One effective way to accelerate your security code review or pentest is to understand what developers get for free! In this blog post, we'll see why this matters.
Today, it's increasingly rare for developers to create applications without utilizing frameworks and libraries. These tools offer functionalities that are often more mature and reliable than custom-written code.
For example, developers shouldn't usually have to write their own implementations for authentication, password storage, JWT, or SAML. These features are hard to write and hard to get right. The more developers rely on battle-tested code for these, the better.
For security reviewers, this means you can probably increase your coverage by spending more time on the code that developers didn't get for free!
This doesn't mean you shouldn't test these frameworks or libraries. Instead, it suggests that the code provided by these tools is generally of higher quality and security.
Understanding what developers get for free can also help you identify common misuse. If you're experienced in code review or pentesting, you know that many frameworks and libraries do not always provide a high level of error-proofing, and developers often make similar mistakes.
As a security code reviewer, you can look at the list of dependencies used by the application to know what the application is using. From there, you just need to ensure they are using those dependencies properly.
From a black box perspective, it's a bit harder to know accurately, but you can rely on a few clues: error messages, URL mapping, quirks that the library or framework may have, exposed documentation and example pages left from development, favicons, HTTP headers, cookie names, and so on. It’s challenging at first, but with time and experience, you can get really good at this!
If you are working in application security and want to scale your efforts, providing as much "free code" to your developers as possible is key. This "free code" ensures they don't reinvent the wheel, and you won't have to review 200 implementations of the same thing. Be sure to check out our blog post on building blocks that covers this in detail.
In some cases, especially with hard targets, you may need to do the opposite and scrutinize the "free code" more closely. You may find that the dependencies are a softer target than the main codebase relying on them.
In conclusion, "free code" is a crucial aspect of any source code review and pentest, as well as a key component of a scalable application security strategy.
Let’s walk through a few examples of where frameworks and languages are doing a great job, and where they still leave developers exposed to unnecessary risks.
Modern frameworks do a great job at embedding security features into the core developer experience. Here are a few examples that stand out:
Django's password hashing auto-upgrade: when a user logs in, Django transparently re-hashes their password using the most secure algorithm configured. Developers don’t need to worry about migrating hash formats or checking against legacy ones — it just works, securely.
Traversal-resistant file APIs in Go: Go recently introduced secure file system functions that help prevent directory traversal vulnerabilities. With these APIs, developers can safely resolve file paths without manually sanitizing input or writing fragile code. It’s an example of how better primitives lead to fewer bugs.

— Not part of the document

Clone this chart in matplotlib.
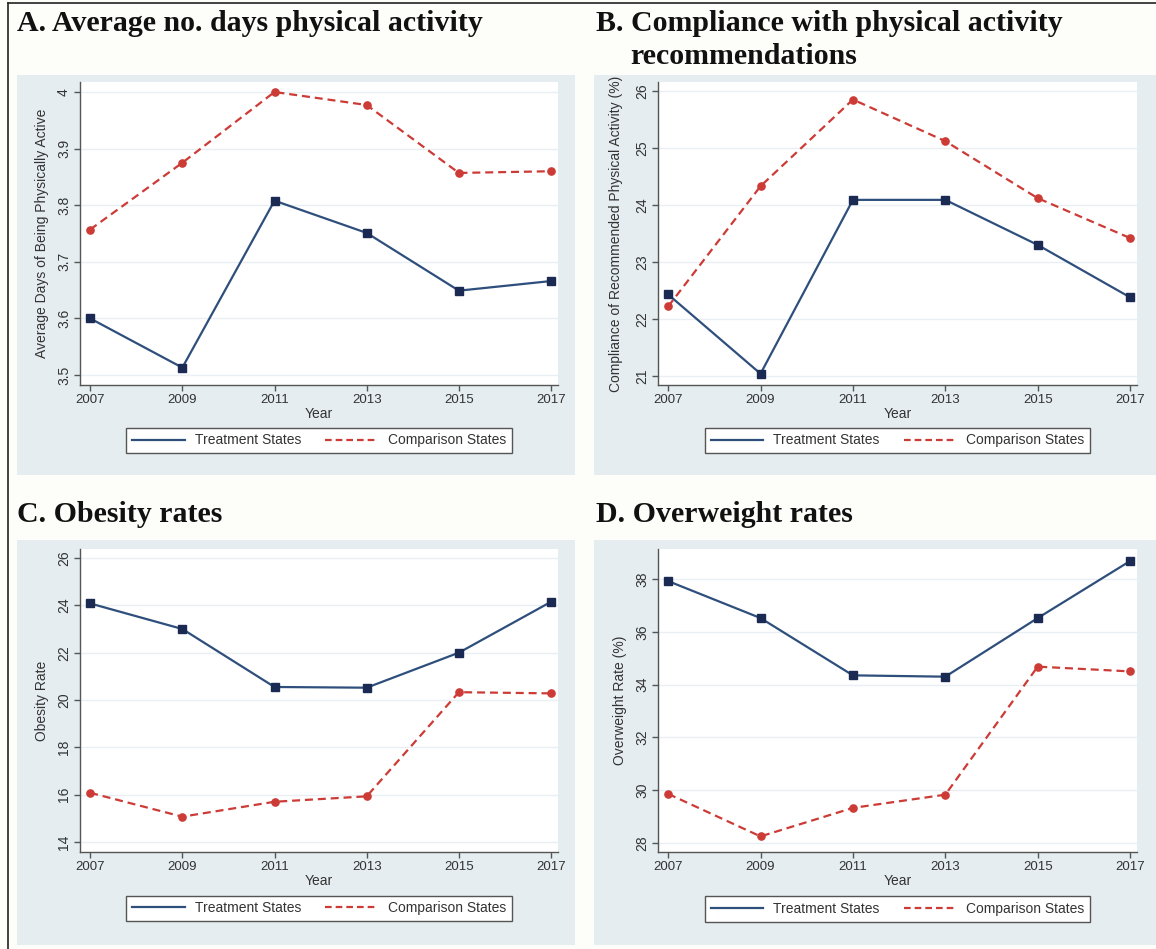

While frameworks and languages have improved significantly, there are still security pitfalls that developers routinely fall into — often because the APIs lead them in the wrong direction by default.
HTTP clients that follow redirects by default: This behavior is one of the most common causes of SSRF vulnerabilities observed during code reviews and CVE research. Developers add a deny list of internal IP addresses to prevent SSRF, but the HTTP client automatically follows redirects — allowing attackers to bounce through an external site and land inside the restricted range.
Disabling redirect-following should be the default, or at the very least much easier to control. Developers should have to opt into redirect behavior — not the other way around.
Hostname validation done wrong: Validating that a hostname belongs to a trusted domain seems easy, but it’s a trap for many developers. Common mistakes include using Contains("trusted.com")
or even EndsWith("trusted.com")
, which can be bypassed with hostnames like notreallytrusted.com
or hackingtrusted.com
.
This could be solved with better APIs — something like isSubdomainOf("trusted.com", input)
— that do the hard work correctly and consistently, making it easier to avoid common errors.
The more developers get for free — through secure defaults, guardrails, and high-quality primitives — the less they have to invent and the less security has to review. Some frameworks like Django and Go are leading the way, but there’s still a lot of room for improvement.
We should continue asking: what else should developers get for free? Because the more we get this right at the foundation, the more secure our applications become — by default.